The Madrid Open final itself showed just how things have shifted since the first major title of the year. Standing before Alcaraz was Zverev, the player who for so long was hyped as the leading talent of the younger generation from as young as 16 years old. Zverev has certainly enjoyed a good career, but on Sunday as he was dismantled and the gulf between their levels was stark.
While Zverev had reason to be frustrated by Madrid’s poor scheduling, his second serve and forehand crumbling in important moments has been a continuous theme in his career. Other well‑hyped players of his generation have been limited by poor returning, insufficient variety or a glaring, weaker groundstroke.
By comparison, Alcaraz’s game is so well fortified, with his service precision his only real technical weak point. With such a strong foundation, he has effortlessly marked himself as a grand slam threat at just 19. Now, as he schedules like a top player already, he will try to play like one when it matters most across best of five set matches in the coming French Open. However, as he rests, Nadal and Djokovic will be working in Rome to gain sufficient matchplay and progress enough to meet him at the top of his level in Paris.

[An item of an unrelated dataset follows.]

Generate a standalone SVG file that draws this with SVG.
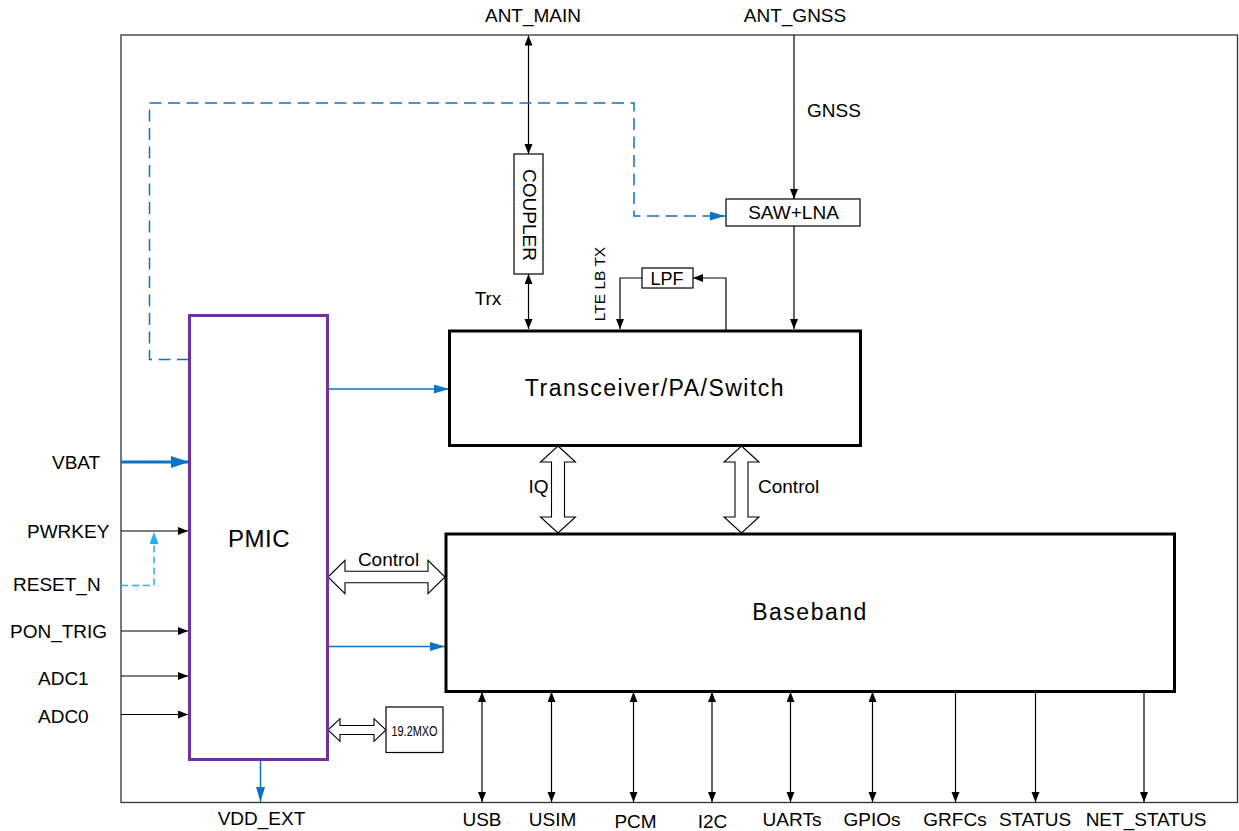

On Monday in Rome, Stan Wawrinka won his first match in more than a year after returning from two foot surgeries earlier in the clay season. The 37-year-old, the only player other than Nadal or Djokovic to win the title at Roland Garros in the past 12 years, pulled off an excellent 3-6, 7-5, 6-2 victory against the No 17 Reilly Opelka. Dan Evans was defeated 7-6(2), 6-2 in the first round by Nikoloz Basilashvili.